I'm trying to solve the following exercise:
Let $A_1,...,A_n$ be propositions, $n \in \mathbb N$. Show that every $n$-ary logical connective $J(A_1,...,A_n)$ considered as a function $J:\{t,f\}^n \to \{t,f\}$ ($t$ is true, $f$ is false) has a disjunctive normal form, in other words can be represented as a disjunction $Y_1,...Y_k$ of a suitable amount of $k\in \mathbb N_0$ propositions $Y_i$ of the form $a_{i,1} \land ... \land a_{i,n}$, where each $a_{i,j}$ stands for either $A_j$ or $\lnot A_j$. The empty disjunction ($k=0$) is identified with $false$.

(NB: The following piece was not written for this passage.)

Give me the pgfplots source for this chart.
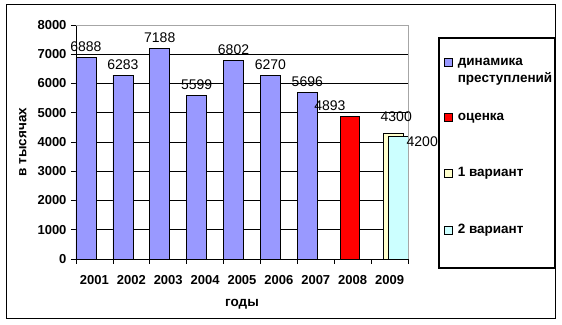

My idea is proving this with induction over $n$. I think I have the right idea, the base case is obvious and the $n \to n+1$ part is not hard either (I think), I just have trouble writing this down in a formally, mathematically correct way. Can you help me out?
If you were to put the function on a truth-table, you can always find an expression (that is automatically in DNF) that is equivalent to that function: for every row where the function value is true, generate a conjunction of the truth or falsity of the propositions as represented by that row (e.g. if you have 3 propositions involved, $P$, $Q$, and $R$, and if in the row where $P$ is true, $Q$ is false, and $R$ is true, the function-value is true, then generate the conjunction $P \wedge \neg Q \wedge R$.
Do this for all rows (so you have a bunch of conjunctions like that), and disjunct all those conjunctions together. A moment's reflection will reveal that this statement (which is in DNF, since it is a disjunction of conjunctions of literals (a literal is an atomic statement or a negation of an atomic statement) will indeed capture exactly the truth-function as desired.
One edge case as you mention: if there are no rows where the function is true, then you can of course use the $false$ expression.
Of course, you don't have to use a truth-table to do this, and you can directly talk about 'Consider all $2^n$ possible truth-value assignments to the $n$ propositions, and generate a conjunctive statement for all those assignments for which the function is true. ...'.
And finally, no, I don't think induction makes this any easier.